## STATED GOAL
Retype exactly the lines from the first one through the line with "ax.spines[side].set_linewidth(1.2)", including both ends; skip any pictures.
-------------------------
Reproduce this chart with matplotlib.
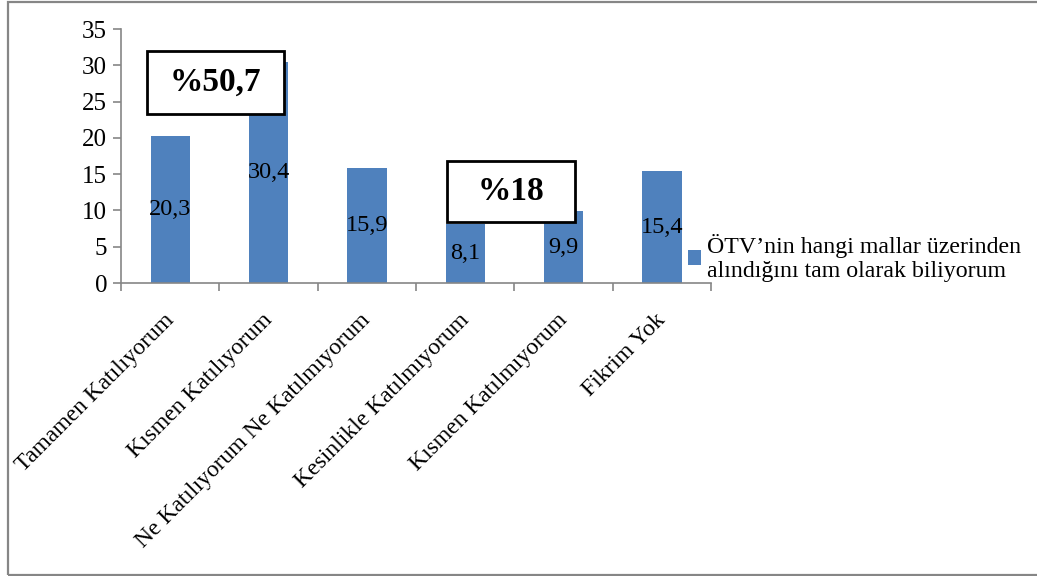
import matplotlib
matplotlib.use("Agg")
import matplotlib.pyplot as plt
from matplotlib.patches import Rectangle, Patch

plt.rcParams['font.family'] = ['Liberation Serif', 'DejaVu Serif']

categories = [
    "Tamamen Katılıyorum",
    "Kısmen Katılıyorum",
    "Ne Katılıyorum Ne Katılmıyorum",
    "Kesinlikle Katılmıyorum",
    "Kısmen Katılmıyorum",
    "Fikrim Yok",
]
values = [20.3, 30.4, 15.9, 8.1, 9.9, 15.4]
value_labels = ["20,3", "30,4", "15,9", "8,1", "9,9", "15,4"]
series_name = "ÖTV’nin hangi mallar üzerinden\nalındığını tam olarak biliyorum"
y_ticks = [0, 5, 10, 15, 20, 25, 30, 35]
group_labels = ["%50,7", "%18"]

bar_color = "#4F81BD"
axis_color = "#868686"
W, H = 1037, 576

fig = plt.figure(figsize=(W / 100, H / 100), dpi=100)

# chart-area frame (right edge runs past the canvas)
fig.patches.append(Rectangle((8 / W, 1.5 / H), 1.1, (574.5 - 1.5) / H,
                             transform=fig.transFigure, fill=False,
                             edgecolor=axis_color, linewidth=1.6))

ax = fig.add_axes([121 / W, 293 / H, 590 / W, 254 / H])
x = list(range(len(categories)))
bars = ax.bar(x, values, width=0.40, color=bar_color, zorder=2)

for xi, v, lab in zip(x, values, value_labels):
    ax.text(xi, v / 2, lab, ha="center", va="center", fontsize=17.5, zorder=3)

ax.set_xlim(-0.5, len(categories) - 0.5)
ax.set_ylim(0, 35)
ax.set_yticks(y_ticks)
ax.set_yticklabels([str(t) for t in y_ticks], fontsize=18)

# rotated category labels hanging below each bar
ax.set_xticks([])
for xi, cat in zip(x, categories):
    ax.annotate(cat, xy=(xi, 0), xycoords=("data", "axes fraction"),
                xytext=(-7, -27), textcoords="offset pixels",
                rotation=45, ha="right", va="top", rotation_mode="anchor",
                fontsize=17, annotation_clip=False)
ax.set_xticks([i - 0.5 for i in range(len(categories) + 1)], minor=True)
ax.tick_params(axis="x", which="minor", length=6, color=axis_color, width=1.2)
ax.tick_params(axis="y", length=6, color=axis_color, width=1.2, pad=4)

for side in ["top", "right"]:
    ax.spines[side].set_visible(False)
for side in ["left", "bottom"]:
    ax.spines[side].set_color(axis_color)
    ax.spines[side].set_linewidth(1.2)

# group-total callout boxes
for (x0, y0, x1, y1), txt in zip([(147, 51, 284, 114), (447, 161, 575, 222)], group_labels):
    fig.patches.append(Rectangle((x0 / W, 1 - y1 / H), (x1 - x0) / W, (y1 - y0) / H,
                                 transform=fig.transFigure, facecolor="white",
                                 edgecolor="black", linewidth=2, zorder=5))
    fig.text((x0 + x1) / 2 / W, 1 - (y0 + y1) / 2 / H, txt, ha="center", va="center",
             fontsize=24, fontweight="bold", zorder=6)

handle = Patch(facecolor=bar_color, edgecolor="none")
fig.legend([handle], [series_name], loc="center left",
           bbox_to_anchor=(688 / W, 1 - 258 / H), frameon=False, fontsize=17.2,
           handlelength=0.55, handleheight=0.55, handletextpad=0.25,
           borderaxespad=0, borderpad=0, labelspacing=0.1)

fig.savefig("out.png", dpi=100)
-------------------------
## OUTPUT OF THE EXERCISE
Reproduce this chart with matplotlib.
import matplotlib
matplotlib.use("Agg")
import matplotlib.pyplot as plt
from matplotlib.patches import Rectangle, Patch

plt.rcParams['font.family'] = ['Liberation Serif', 'DejaVu Serif']

categories = [
    "Tamamen Katılıyorum",
    "Kısmen Katılıyorum",
    "Ne Katılıyorum Ne Katılmıyorum",
    "Kesinlikle Katılmıyorum",
    "Kısmen Katılmıyorum",
    "Fikrim Yok",
]
values = [20.3, 30.4, 15.9, 8.1, 9.9, 15.4]
value_labels = ["20,3", "30,4", "15,9", "8,1", "9,9", "15,4"]
series_name = "ÖTV’nin hangi mallar üzerinden\nalındığını tam olarak biliyorum"
y_ticks = [0, 5, 10, 15, 20, 25, 30, 35]
group_labels = ["%50,7", "%18"]

bar_color = "#4F81BD"
axis_color = "#868686"
W, H = 1037, 576

fig = plt.figure(figsize=(W / 100, H / 100), dpi=100)

# chart-area frame (right edge runs past the canvas)
fig.patches.append(Rectangle((8 / W, 1.5 / H), 1.1, (574.5 - 1.5) / H,
                             transform=fig.transFigure, fill=False,
                             edgecolor=axis_color, linewidth=1.6))

ax = fig.add_axes([121 / W, 293 / H, 590 / W, 254 / H])
x = list(range(len(categories)))
bars = ax.bar(x, values, width=0.40, color=bar_color, zorder=2)

for xi, v, lab in zip(x, values, value_labels):
    ax.text(xi, v / 2, lab, ha="center", va="center", fontsize=17.5, zorder=3)

ax.set_xlim(-0.5, len(categories) - 0.5)
ax.set_ylim(0, 35)
ax.set_yticks(y_ticks)
ax.set_yticklabels([str(t) for t in y_ticks], fontsize=18)

# rotated category labels hanging below each bar
ax.set_xticks([])
for xi, cat in zip(x, categories):
    ax.annotate(cat, xy=(xi, 0), xycoords=("data", "axes fraction"),
                xytext=(-7, -27), textcoords="offset pixels",
                rotation=45, ha="right", va="top", rotation_mode="anchor",
                fontsize=17, annotation_clip=False)
ax.set_xticks([i - 0.5 for i in range(len(categories) + 1)], minor=True)
ax.tick_params(axis="x", which="minor", length=6, color=axis_color, width=1.2)
ax.tick_params(axis="y", length=6, color=axis_color, width=1.2, pad=4)

for side in ["top", "right"]:
    ax.spines[side].set_visible(False)
for side in ["left", "bottom"]:
    ax.spines[side].set_color(axis_color)
    ax.spines[side].set_linewidth(1.2)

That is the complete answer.